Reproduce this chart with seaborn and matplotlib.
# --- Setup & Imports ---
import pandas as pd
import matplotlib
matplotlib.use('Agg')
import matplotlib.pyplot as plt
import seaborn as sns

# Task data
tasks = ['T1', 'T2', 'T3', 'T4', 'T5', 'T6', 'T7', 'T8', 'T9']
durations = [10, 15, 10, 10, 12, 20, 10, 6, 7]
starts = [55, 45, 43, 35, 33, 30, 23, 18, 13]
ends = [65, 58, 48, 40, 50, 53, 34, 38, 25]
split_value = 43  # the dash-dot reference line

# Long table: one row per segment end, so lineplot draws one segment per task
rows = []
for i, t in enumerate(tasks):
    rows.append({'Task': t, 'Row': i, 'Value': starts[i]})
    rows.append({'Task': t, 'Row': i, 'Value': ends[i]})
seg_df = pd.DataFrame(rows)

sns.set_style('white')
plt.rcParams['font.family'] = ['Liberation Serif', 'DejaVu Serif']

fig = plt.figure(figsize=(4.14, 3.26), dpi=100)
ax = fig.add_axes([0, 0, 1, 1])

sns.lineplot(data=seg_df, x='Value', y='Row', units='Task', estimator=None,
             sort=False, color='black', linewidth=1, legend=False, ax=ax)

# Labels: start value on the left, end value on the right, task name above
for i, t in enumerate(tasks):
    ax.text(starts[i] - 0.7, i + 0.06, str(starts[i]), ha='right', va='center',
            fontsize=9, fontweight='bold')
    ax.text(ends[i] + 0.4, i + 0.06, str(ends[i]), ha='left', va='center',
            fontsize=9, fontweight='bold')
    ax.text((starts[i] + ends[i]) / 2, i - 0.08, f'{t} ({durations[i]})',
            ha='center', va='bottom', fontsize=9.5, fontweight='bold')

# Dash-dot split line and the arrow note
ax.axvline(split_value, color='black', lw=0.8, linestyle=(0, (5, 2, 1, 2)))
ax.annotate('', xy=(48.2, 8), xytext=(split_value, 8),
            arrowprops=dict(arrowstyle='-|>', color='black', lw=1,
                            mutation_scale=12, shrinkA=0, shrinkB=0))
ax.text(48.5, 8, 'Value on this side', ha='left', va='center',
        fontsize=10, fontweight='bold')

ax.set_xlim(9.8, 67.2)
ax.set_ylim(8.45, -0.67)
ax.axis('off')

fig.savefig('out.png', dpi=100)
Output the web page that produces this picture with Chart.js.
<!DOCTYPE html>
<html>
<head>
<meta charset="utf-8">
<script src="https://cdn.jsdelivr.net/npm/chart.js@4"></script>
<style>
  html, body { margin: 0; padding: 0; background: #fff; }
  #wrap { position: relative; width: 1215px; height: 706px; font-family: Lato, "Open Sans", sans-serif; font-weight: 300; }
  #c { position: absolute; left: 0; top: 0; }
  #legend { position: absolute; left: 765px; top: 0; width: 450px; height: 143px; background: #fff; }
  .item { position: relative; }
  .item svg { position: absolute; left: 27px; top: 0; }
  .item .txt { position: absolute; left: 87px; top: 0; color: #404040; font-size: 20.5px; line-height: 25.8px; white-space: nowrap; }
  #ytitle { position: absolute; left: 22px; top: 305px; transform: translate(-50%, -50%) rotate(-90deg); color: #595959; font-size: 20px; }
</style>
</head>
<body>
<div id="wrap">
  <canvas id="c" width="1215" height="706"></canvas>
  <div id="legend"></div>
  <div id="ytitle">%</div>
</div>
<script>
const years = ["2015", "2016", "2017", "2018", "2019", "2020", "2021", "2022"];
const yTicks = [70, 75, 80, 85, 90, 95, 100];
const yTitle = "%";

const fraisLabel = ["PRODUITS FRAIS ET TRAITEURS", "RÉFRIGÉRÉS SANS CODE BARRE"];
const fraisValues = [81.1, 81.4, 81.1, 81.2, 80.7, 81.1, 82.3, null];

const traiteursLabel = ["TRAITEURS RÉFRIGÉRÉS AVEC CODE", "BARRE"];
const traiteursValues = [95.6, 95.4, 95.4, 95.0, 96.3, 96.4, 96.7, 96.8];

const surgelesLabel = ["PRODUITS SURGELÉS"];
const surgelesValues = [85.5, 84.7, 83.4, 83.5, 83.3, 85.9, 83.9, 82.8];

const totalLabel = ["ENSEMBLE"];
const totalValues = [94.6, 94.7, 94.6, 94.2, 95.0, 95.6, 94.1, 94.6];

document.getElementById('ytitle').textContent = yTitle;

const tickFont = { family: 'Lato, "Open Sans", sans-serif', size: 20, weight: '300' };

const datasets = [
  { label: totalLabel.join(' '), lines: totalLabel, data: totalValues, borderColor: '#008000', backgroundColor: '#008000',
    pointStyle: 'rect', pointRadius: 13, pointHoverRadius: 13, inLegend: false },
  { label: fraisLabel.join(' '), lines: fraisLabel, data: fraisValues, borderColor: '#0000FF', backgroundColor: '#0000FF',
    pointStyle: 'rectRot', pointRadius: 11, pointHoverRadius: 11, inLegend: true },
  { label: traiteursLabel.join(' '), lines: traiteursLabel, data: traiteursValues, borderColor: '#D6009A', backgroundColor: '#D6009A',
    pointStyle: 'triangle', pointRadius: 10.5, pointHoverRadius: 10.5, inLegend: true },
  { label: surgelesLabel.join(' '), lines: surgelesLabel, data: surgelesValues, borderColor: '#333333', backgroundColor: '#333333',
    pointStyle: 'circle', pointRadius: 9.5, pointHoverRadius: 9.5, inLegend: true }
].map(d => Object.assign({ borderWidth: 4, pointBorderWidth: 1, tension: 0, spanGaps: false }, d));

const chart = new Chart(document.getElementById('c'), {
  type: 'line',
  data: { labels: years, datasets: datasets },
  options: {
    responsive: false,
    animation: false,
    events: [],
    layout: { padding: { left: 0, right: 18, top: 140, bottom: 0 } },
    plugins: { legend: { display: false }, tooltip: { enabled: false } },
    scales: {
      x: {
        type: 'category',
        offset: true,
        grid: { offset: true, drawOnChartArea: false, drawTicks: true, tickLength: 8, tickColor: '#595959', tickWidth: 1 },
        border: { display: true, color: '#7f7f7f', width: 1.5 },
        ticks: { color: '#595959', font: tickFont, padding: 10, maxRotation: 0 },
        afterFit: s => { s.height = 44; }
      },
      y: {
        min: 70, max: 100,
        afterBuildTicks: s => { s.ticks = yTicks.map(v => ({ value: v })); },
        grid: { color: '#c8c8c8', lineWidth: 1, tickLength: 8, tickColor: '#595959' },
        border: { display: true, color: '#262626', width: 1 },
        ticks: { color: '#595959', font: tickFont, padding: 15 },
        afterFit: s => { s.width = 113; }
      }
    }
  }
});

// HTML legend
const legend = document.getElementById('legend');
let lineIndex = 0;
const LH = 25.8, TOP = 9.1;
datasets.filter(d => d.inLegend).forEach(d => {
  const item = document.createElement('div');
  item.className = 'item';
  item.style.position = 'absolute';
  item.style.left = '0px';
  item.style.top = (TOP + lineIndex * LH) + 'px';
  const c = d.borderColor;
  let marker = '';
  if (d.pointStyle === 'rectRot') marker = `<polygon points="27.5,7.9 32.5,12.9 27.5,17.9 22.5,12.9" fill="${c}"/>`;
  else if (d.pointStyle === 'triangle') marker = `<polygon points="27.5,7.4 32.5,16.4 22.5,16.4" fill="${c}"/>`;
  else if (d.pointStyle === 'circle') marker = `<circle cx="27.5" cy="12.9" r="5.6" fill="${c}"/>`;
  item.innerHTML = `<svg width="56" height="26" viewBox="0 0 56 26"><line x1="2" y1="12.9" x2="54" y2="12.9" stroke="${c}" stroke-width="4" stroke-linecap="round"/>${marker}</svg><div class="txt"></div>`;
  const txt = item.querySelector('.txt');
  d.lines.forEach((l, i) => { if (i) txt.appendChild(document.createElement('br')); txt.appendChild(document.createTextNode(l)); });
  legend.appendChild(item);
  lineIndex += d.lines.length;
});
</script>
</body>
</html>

## Requirement
Which lines in the records above contain the string "this"? Copy each one.

## Worked answer
Reproduce this chart with seaborn and matplotlib.
ax.text(48.5, 8, 'Value on this side', ha='left', va='center',
Output the web page that produces this picture with Chart.js.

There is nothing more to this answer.